When Mahajneh arrived at the base on June 19, he was required to leave his car far away from the site, where an army jeep was waiting to transport him inside. This was “something I had never encountered on any previous visit to any prison,” he told +972. They drove for about 10 minutes through the facility — a sprawling network of trailers — before arriving at a large warehouse, which contained a trailer guarded by masked soldiers.

“They repeated that the visit would be limited to 45 minutes, and any action that may harm the security of the state, the camp, or the soldiers will lead to the immediate cessation of the visit. I still don’t understand what they meant,” Mahajneh said.

Soldiers dragged out the detained journalist with his arms and legs tied, while Mahajneh remained behind a barrier.

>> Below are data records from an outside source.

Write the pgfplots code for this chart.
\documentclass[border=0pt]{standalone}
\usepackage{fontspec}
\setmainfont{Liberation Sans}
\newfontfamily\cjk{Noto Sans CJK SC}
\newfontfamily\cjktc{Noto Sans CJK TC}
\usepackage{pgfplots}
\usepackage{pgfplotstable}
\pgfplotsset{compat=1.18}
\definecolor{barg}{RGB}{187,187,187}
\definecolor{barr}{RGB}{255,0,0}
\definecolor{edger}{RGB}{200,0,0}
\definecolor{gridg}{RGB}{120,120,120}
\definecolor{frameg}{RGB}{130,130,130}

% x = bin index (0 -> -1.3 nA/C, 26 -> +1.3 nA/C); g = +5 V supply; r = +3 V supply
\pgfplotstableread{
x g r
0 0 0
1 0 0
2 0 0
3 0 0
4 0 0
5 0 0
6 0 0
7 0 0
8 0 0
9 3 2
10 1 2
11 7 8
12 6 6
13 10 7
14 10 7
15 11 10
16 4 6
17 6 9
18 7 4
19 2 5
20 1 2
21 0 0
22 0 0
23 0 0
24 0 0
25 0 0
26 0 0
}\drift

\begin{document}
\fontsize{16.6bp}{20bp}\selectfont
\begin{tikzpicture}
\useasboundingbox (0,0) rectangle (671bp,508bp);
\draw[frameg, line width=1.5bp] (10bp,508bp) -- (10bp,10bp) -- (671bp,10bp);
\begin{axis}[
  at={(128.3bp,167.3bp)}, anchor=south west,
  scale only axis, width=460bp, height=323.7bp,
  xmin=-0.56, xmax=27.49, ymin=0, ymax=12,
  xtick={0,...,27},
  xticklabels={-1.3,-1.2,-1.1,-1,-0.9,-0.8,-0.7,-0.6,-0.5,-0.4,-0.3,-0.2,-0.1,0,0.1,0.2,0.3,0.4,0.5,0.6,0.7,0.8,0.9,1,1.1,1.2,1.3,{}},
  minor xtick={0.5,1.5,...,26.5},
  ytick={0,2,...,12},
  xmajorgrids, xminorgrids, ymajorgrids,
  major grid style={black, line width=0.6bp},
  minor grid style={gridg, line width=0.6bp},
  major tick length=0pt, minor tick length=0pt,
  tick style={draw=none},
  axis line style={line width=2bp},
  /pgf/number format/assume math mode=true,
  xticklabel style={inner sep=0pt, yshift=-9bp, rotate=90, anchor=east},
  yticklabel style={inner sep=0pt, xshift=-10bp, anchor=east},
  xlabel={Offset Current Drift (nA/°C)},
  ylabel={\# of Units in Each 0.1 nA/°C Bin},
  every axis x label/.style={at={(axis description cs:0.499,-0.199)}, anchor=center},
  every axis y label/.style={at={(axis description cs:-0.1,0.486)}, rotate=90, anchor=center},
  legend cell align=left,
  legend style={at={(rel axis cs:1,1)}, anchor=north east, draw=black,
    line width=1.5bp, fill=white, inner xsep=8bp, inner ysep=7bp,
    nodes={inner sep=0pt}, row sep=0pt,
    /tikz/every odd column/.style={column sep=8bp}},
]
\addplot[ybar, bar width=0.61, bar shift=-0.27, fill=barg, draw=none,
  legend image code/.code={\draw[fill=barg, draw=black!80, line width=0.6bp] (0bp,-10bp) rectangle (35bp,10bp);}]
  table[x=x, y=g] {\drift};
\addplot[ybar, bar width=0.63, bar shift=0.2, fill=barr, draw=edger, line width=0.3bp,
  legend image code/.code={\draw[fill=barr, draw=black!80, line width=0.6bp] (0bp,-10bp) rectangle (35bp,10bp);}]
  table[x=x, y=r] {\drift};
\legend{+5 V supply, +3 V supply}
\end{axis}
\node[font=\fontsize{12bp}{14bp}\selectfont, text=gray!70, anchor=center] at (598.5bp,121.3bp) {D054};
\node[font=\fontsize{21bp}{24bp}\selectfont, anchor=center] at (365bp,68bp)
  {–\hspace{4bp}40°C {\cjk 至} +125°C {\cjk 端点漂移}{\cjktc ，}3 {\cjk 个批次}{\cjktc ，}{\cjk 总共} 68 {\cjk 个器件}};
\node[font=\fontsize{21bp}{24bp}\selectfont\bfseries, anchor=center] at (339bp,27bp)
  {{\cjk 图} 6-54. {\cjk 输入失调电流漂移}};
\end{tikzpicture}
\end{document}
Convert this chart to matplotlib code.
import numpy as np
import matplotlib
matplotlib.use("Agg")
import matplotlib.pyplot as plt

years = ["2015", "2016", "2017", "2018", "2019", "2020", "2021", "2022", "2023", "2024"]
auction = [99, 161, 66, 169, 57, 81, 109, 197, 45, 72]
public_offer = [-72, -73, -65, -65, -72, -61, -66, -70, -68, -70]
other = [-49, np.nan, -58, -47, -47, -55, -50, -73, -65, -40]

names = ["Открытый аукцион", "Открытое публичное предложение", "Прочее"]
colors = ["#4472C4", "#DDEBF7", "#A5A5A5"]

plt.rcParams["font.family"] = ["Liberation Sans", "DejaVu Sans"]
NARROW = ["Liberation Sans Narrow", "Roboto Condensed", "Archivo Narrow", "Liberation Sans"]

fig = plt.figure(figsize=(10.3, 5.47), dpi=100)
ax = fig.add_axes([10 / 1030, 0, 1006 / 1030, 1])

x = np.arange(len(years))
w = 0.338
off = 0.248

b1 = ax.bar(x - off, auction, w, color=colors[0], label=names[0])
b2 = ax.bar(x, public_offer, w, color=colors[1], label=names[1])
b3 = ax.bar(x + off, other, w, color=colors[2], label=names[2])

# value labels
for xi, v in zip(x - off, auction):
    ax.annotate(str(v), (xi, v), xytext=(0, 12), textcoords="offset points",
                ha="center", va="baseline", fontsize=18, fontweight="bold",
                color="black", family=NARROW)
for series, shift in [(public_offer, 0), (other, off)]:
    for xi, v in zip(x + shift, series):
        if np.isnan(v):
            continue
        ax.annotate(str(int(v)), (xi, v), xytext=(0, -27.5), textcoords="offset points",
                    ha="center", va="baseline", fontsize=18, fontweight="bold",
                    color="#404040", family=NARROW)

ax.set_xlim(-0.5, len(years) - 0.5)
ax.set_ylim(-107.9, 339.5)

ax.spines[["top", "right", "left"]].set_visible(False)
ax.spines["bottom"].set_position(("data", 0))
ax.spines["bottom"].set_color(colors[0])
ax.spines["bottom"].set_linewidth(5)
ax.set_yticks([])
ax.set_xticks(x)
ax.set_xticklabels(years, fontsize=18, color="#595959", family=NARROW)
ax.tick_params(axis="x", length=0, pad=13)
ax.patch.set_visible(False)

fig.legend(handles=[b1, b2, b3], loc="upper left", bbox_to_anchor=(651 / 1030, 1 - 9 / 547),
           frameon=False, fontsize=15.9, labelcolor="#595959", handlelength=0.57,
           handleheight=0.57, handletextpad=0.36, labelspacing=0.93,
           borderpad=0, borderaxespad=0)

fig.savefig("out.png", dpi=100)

After soldiers removed his blindfold, Arab rubbed his eyes for five minutes, unaccustomed to the bright light. “Where am I?” was the first question he asked Mahajneh. Most Palestinians at Sde Teiman do not even know where they are being held; with at least 35 detainees having died in unknown circumstances since the war began, many simply call it “the death camp.”

“I have been visiting political and security detainees and prisoners in Israeli jails for years, including since October 7,” Mahajneh noted. “I know that the conditions of detention have become much harsher, and that the prisoners are abused on a daily basis. But Sde Teiman was unlike anything I’ve seen or heard before.”